- [Entries from a dataset]
(begin)

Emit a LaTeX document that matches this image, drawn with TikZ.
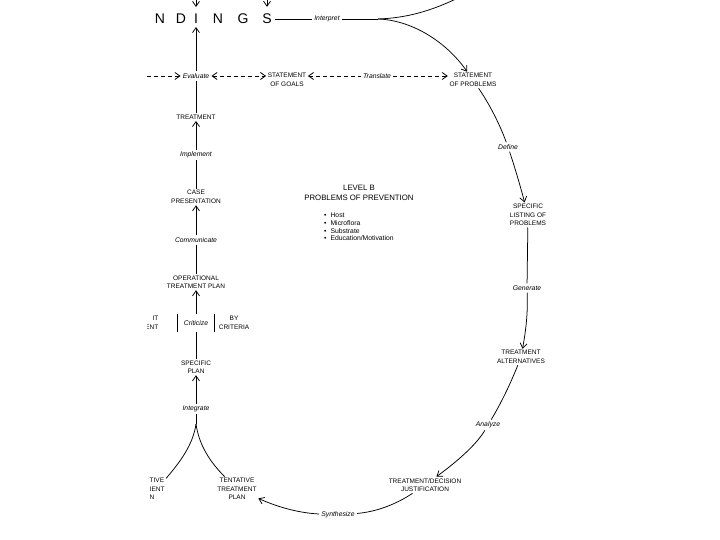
\documentclass[tikz,border=0pt]{standalone}
\usepackage{fontspec}
\setmainfont{Liberation Sans}
\usetikzlibrary{arrows.meta}
\tikzset{
  >={Straight Barb[length=5pt,width=7pt]},
  caps/.style={font=\fontsize{6.5}{8.5}\selectfont, align=center, inner sep=1.5pt},
  verb/.style={font=\fontsize{6.8}{8}\selectfont\itshape, inner sep=2pt},
  big/.style={font=\fontsize{14}{14}\selectfont, inner sep=3pt},
  link/.style={line width=0.75pt},
  flow/.style={line width=0.75pt, ->},
  dflow/.style={line width=0.8pt, dash pattern=on 4pt off 3pt},
}

\begin{document}
\begin{tikzpicture}[x=1pt,y=-1pt]
		%%%%% FRAME %%%%%
		\useasboundingbox (0,0) rectangle (720,540);
		\fill[white] (0,0) rectangle (720,540);
		\begin{scope}
		\clip (147,0) rectangle (720,540);
		
		%%%%% FINDINGS %%%%%
		\foreach \x/\l/\n in {160/N/fN, 181/D/fD, 196/I/fI, 218/N/fNN, 243/G/fG, 267/S/fS}
			\node[big] (\n) at (\x,19) {\l};
		\coordinate (inI) at (196,-10);
		\coordinate (inS) at (267,-10);
		\draw[flow, shorten >=4pt] (inI) -- (fI);
		\draw[flow, shorten >=4pt] (inS) -- (fS);
		
		\node[verb] (interpret) at (327,19) {Interpret};
		\coordinate (split) at (378,19);
		\coordinate (outtop) at (462,-4);
		\draw[link] (fS) -- (interpret);
		\draw[link] (interpret) -- (split);
		\draw[link] (split) .. controls (405,18) and (430,12) .. (outtop);
		
		%%%%% GOALS ROW %%%%%
		\node[verb] (evaluate) at (196,76) {Evaluate};
		\node[caps] (goals) at (287,80) {STATEMENT\\OF GOALS};
		\node[verb] (translate) at (377,76) {Translate};
		\node[caps] (problems) at (473,80) {STATEMENT\\OF PROBLEMS};
		\coordinate (fromleft) at (140,76);
		\draw[dflow,->] (fromleft) -- (evaluate);
		\draw[dflow,<->] (evaluate) -- (goals.west |- evaluate);
		\draw[dflow,<-] (goals.east |- evaluate) -- (translate);
		\draw[dflow,->] (translate) -- (problems.west |- translate);
		\draw[flow] (split) .. controls (410,20) and (445,40) .. (problems);
		
		%%%%% LEFT COLUMN %%%%%
		\draw[flow] (evaluate) -- (fI);
		\node[caps] (treatment) at (196,117) {TREATMENT};
		\draw[link] (evaluate) -- (treatment);
		\node[verb] (implement) at (196,155) {Implement};
		\draw[flow] (implement) -- (treatment);
		\node[caps] (casepres) at (196,197) {CASE\\PRESENTATION};
		\draw[link] (implement) -- (casepres);
		\node[verb] (communicate) at (196,240) {Communicate};
		\draw[flow] (communicate) -- (casepres);
		\node[caps] (opplan) at (196,282) {OPERATIONAL\\TREATMENT PLAN};
		\draw[link] (communicate) -- (opplan);
		
		\node[verb, minimum height=17pt, inner xsep=6.5pt] (criticize) at (196,323) {Criticize};
		\draw[link] (criticize.north west) -- (criticize.south west);
		\draw[link] (criticize.north east) -- (criticize.south east);
		\node[caps, align=right, anchor=east] (against) at (160,323) {IT\\ENT};
		\node[caps] (bycrit) at (234,323) {BY\\CRITERIA};
		\draw[flow] (criticize) -- (opplan);
		
		\node[caps] (specplan) at (196,367) {SPECIFIC\\PLAN};
		\draw[line width=1pt] (specplan) -- (criticize);
		\node[verb] (integrate) at (196,409) {Integrate};
		\draw[flow] (integrate) -- (specplan);
		\coordinate (fork) at (196,424);
		\draw[link] (integrate) -- (fork);
		
		\node[caps, align=left, anchor=west] (tentleft) at (148,489) {TIVE\\IENT\\N};
		\node[caps] (tentright) at (237,489) {TENTATIVE\\TREATMENT\\PLAN};
		\draw[link] (fork) .. controls (193,445) and (180,462) .. (tentleft);
		\draw[link] (fork) .. controls (199,445) and (210,462) .. (tentright);
		
		%%%%% RIGHT ARC %%%%%
		\node[verb] (define) at (508,147) {Define};
		\draw[link] (problems) .. controls (490,105) and (500,125) .. (define);
		\node[caps] (speclist) at (528,215) {SPECIFIC\\LISTING OF\\PROBLEMS};
		\draw[flow] (define) .. controls (515,168) and (520,185) .. (speclist);
		\node[verb] (generate) at (527,288) {Generate};
		\draw[link] (speclist) -- (generate);
		\node[caps] (alternatives) at (521,357) {TREATMENT\\ALTERNATIVES};
		\draw[flow] (generate) .. controls (528,312) and (526,330) .. (alternatives);
		\node[verb] (analyze) at (488,425) {Analyze};
		\draw[link] (alternatives) .. controls (510,385) and (500,405) .. (analyze);
		\node[caps] (decision) at (425,485) {TREATMENT/DECISION\\JUSTIFICATION};
		\draw[flow] (analyze) .. controls (478,442) and (462,458) .. (decision);
		\node[verb] (synthesize) at (338,515) {Synthesize};
		\draw[link] (decision) .. controls (395,505) and (375,512) .. (synthesize);
		\draw[flow] (synthesize) .. controls (300,513) and (280,508) .. (tentright);
		
		%%%%% LEVEL B %%%%%
		\node[font=\fontsize{7.8}{9.5}\selectfont, align=center] (level) at (359,193) {LEVEL B\\PROBLEMS OF PREVENTION};
		\node[font=\fontsize{6.8}{7.6}\selectfont, align=left, anchor=north west, inner sep=0pt] (factors) at (324,213)
			{\textbullet\hspace{4pt}Host\\ \textbullet\hspace{4pt}Microflora\\ \textbullet\hspace{4pt}Substrate\\ \textbullet\hspace{4pt}Education/Motivation};
		\end{scope}
\end{tikzpicture}
\end{document}
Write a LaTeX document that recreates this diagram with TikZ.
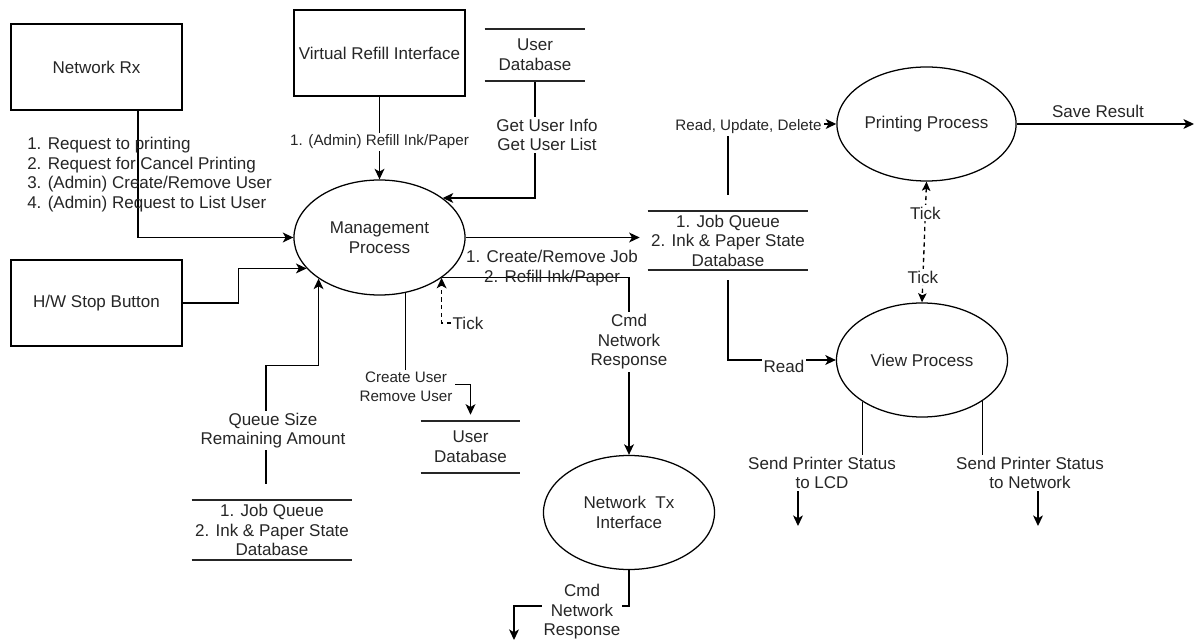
\documentclass[tikz,border=0pt]{standalone}
\usepackage{fontspec}
\setmainfont{Liberation Sans}
\usetikzlibrary{arrows.meta,shapes.geometric,calc,backgrounds}

\begin{document}
\begin{tikzpicture}[
  x=0.025cm, y=-0.025cm,
  txt/.style={font=\fontsize{12.1}{13.9}\selectfont, text=black!85},
  small/.style={font=\fontsize{10.8}{13.7}\selectfont},
  extern/.style={
    rectangle, draw=black, line width=0.9pt, inner xsep=2pt,
    minimum width=4.275cm, minimum height=2.15cm, txt
  },
  proc/.style={
    ellipse, draw=black, line width=0.9pt, inner sep=1pt,
    minimum width=4.275cm, minimum height=2.85cm, align=center, txt
  },
  store/.style={minimum height=1.3cm, inner sep=0pt, align=center, txt},
  dbline/.style={line width=1.7pt, black!85},
  flow/.style={-{Stealth[length=7.5pt,width=7pt,inset=2pt]}, line width=0.95pt},
  tickflow/.style={flow, dash pattern=on 3pt off 2.5pt},
  tickboth/.style={tickflow, {Stealth[length=6.5pt,width=6pt,inset=1.5pt]}-{Stealth[length=6.5pt,width=6pt,inset=1.5pt]}},
  lbl/.style={txt, align=center, inner sep=1.5pt},
  cut/.style={lbl, fill=white}
]

% === External entities ===
\node[extern] (nrx) at (96.5,67) {Network Rx};
\node[extern] (vri) at (379.5,53) {Virtual Refill Interface};
\node[extern] (hw) at (96.5,303) {H/W Stop Button};

% === Processes ===
\node[proc, minimum height=2.875cm] (mgmt) at (379.5,237.5) {Management\\Process};
\node[proc] (pp) at (926.5,124) {Printing Process};
\node[proc] (vp) at (922,360) {View Process};
\node[proc] (ntx) at (629,512.5) {Network~~Tx\\Interface};

% === Data stores ===
\node[store, minimum width=2.5cm] (udb) at (535,55) {User\\Database};
\node[store, minimum width=4cm, minimum height=1.475cm] (jq) at (728,240.5)
  {1. Job Queue\\2. Ink \& Paper State\\Database};
\node[store, minimum width=2.475cm] (udb2) at (470.5,447) {User\\Database};
\node[store, minimum width=4cm, minimum height=1.5cm] (qdb) at (272,530)
  {1. Job Queue\\2. Ink \& Paper State\\Database};

\foreach \s in {udb,jq,udb2,qdb}
  \draw[dbline] (\s.north west) -- (\s.north east) (\s.south west) -- (\s.south east);

% === Flow labels ===
\node[txt, align=left, anchor=west, inner sep=0pt] (rxlbl) at (27,174.5)
  {1. Request to printing\\2. Request for Cancel Printing\\3. (Admin) Create/Remove User\\4. (Admin) Request to List User};
\node[cut, small] (refill) at (379.5,142) {1. (Admin) Refill Ink/Paper};
\node[cut] (getinfo) at (547,135) {Get User Info\\Get User List};
\node[lbl] (jobs) at (552,268) {1. Create/Remove Job\\2. Refill Ink/Paper};
\node[cut] (cmd1) at (629,342) {Cmd\\Network\\Response};
\node[lbl, inner sep=1pt] (tick1) at (468,323) {Tick};
\node[cut, small] (cuser) at (406,387) {Create User\\Remove User};
\node[cut] (qsize) at (273,430.5) {Queue Size\\Remaining Amount};
\node[cut, small] (rud) at (748.5,127) {Read, Update, Delete};
\node[cut] (read) at (784,366) {Read};
\node[lbl] (save) at (1098,111) {Save Result};
\node[lbl] (lcd) at (822,473) {Send Printer Status\\to LCD};
\node[lbl] (netst) at (1030,473) {Send Printer Status\\to Network};
\node[cut] (cmd2) at (582,612) {Cmd\\Network\\Response};

% === Free ends ===
\coordinate (saveout) at (1194,124);
\coordinate (lcdout) at (798,526);
\coordinate (netout) at (1038,526);
\coordinate (cmdout) at (514,640);

% === Flows ===
\begin{scope}[on background layer]
\fill[white] (0,0) rectangle (1195,642);
\draw[flow] ([xshift=1.04cm]nrx.south) |- (mgmt.west);
\draw[flow] (vri.south) -- (mgmt.north);
\draw[flow] (udb.south) |- (mgmt.32);
\draw[flow] (hw.east) -- ++(56,0) |- (mgmt.203);
\draw[flow, shorten <=0.4cm] ([xshift=-0.15cm]qdb.north) -- ++(0,-134) -| (mgmt.214);
\draw[flow, shorten >=0.15cm] (mgmt.295) |- ($(udb2.north)+(0,-36)$) -- (udb2.north);
\draw[flow, shorten >=0.2cm] (mgmt.east) -- (mgmt.east -| jq.west);
\draw[flow] (mgmt.327) -| (ntx.north);
\draw[tickflow] (tick1.west) -| (mgmt.327);
\draw[flow, shorten <=0.4cm] (jq.north) |- (pp.west);
\draw[flow, shorten <=0.25cm] (jq.south) |- (vp.west);
\draw[flow] (pp.east) -- (saveout);
\draw[tickboth] (pp.south) -- (vp.north)
  node[cut, pos=0.26] (tick2) {Tick}
  node[cut, pos=0.79] (tick3) {Tick};
\draw[line width=0.95pt] (vp.215) -- (vp.215 |- lcd.north);
\draw[flow] (lcd.south -| lcdout) -- (lcdout);
\draw[line width=0.95pt] (vp.326) -- (vp.326 |- netst.north);
\draw[flow] (netst.south -| netout) -- (netout);
\draw[flow] (ntx.south) -- ++(0,36) -| (cmdout);
\end{scope}

\useasboundingbox (0,0) rectangle (1195,642);
\end{tikzpicture}
\end{document}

(end)

Find all lines holding the string "LaTeX" and copy them.

Emit a LaTeX document that matches this image, drawn with TikZ.
Write a LaTeX document that recreates this diagram with TikZ.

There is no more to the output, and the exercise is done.